Problem statement: In full and without alteration, repeat the material.

Data section:
## start
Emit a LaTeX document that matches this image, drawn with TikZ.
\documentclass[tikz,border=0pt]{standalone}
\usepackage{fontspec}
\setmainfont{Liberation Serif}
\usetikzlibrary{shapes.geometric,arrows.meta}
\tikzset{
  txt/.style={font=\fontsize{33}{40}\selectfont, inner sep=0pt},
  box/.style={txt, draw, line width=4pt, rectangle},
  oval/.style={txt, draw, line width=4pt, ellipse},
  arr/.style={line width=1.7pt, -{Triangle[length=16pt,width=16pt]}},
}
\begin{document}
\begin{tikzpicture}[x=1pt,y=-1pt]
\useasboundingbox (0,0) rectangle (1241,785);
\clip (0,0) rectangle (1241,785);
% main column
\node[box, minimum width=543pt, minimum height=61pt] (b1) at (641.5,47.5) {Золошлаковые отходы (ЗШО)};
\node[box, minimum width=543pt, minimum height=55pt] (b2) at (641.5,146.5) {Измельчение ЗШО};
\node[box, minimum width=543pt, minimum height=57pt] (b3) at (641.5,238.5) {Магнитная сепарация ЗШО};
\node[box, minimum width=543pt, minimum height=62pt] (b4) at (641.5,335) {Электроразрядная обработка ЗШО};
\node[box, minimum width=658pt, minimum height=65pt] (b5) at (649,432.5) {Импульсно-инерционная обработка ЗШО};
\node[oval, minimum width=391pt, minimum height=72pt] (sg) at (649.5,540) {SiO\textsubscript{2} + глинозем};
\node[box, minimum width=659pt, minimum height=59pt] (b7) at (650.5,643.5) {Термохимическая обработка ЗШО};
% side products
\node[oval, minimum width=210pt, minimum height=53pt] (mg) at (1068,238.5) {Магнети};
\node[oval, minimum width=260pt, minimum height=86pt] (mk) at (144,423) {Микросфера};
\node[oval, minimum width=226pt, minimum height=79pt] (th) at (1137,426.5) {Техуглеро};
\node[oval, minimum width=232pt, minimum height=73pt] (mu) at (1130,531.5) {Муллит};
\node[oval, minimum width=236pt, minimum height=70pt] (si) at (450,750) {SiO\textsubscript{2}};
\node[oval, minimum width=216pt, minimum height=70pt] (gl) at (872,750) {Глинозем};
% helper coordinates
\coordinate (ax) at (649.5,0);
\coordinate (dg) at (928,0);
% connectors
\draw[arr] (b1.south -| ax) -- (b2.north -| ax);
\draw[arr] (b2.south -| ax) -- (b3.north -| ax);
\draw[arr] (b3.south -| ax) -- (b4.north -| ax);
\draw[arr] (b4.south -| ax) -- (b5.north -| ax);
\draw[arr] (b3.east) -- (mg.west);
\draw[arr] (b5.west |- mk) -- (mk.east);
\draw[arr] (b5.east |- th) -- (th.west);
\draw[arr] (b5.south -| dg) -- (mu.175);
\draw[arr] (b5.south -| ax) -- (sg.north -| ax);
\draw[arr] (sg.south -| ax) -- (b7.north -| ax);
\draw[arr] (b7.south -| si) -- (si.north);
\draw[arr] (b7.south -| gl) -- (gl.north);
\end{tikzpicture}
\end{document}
## end
Reply:
Emit a LaTeX document that matches this image, drawn with TikZ.
\documentclass[tikz,border=0pt]{standalone}
\usepackage{fontspec}
\setmainfont{Liberation Serif}
\usetikzlibrary{shapes.geometric,arrows.meta}
\tikzset{
  txt/.style={font=\fontsize{33}{40}\selectfont, inner sep=0pt},
  box/.style={txt, draw, line width=4pt, rectangle},
  oval/.style={txt, draw, line width=4pt, ellipse},
  arr/.style={line width=1.7pt, -{Triangle[length=16pt,width=16pt]}},
}
\begin{document}
\begin{tikzpicture}[x=1pt,y=-1pt]
\useasboundingbox (0,0) rectangle (1241,785);
\clip (0,0) rectangle (1241,785);
% main column
\node[box, minimum width=543pt, minimum height=61pt] (b1) at (641.5,47.5) {Золошлаковые отходы (ЗШО)};
\node[box, minimum width=543pt, minimum height=55pt] (b2) at (641.5,146.5) {Измельчение ЗШО};
\node[box, minimum width=543pt, minimum height=57pt] (b3) at (641.5,238.5) {Магнитная сепарация ЗШО};
\node[box, minimum width=543pt, minimum height=62pt] (b4) at (641.5,335) {Электроразрядная обработка ЗШО};
\node[box, minimum width=658pt, minimum height=65pt] (b5) at (649,432.5) {Импульсно-инерционная обработка ЗШО};
\node[oval, minimum width=391pt, minimum height=72pt] (sg) at (649.5,540) {SiO\textsubscript{2} + глинозем};
\node[box, minimum width=659pt, minimum height=59pt] (b7) at (650.5,643.5) {Термохимическая обработка ЗШО};
% side products
\node[oval, minimum width=210pt, minimum height=53pt] (mg) at (1068,238.5) {Магнети};
\node[oval, minimum width=260pt, minimum height=86pt] (mk) at (144,423) {Микросфера};
\node[oval, minimum width=226pt, minimum height=79pt] (th) at (1137,426.5) {Техуглеро};
\node[oval, minimum width=232pt, minimum height=73pt] (mu) at (1130,531.5) {Муллит};
\node[oval, minimum width=236pt, minimum height=70pt] (si) at (450,750) {SiO\textsubscript{2}};
\node[oval, minimum width=216pt, minimum height=70pt] (gl) at (872,750) {Глинозем};
% helper coordinates
\coordinate (ax) at (649.5,0);
\coordinate (dg) at (928,0);
% connectors
\draw[arr] (b1.south -| ax) -- (b2.north -| ax);
\draw[arr] (b2.south -| ax) -- (b3.north -| ax);
\draw[arr] (b3.south -| ax) -- (b4.north -| ax);
\draw[arr] (b4.south -| ax) -- (b5.north -| ax);
\draw[arr] (b3.east) -- (mg.west);
\draw[arr] (b5.west |- mk) -- (mk.east);
\draw[arr] (b5.east |- th) -- (th.west);
\draw[arr] (b5.south -| dg) -- (mu.175);
\draw[arr] (b5.south -| ax) -- (sg.north -| ax);
\draw[arr] (sg.south -| ax) -- (b7.north -| ax);
\draw[arr] (b7.south -| si) -- (si.north);
\draw[arr] (b7.south -| gl) -- (gl.north);
\end{tikzpicture}
\end{document}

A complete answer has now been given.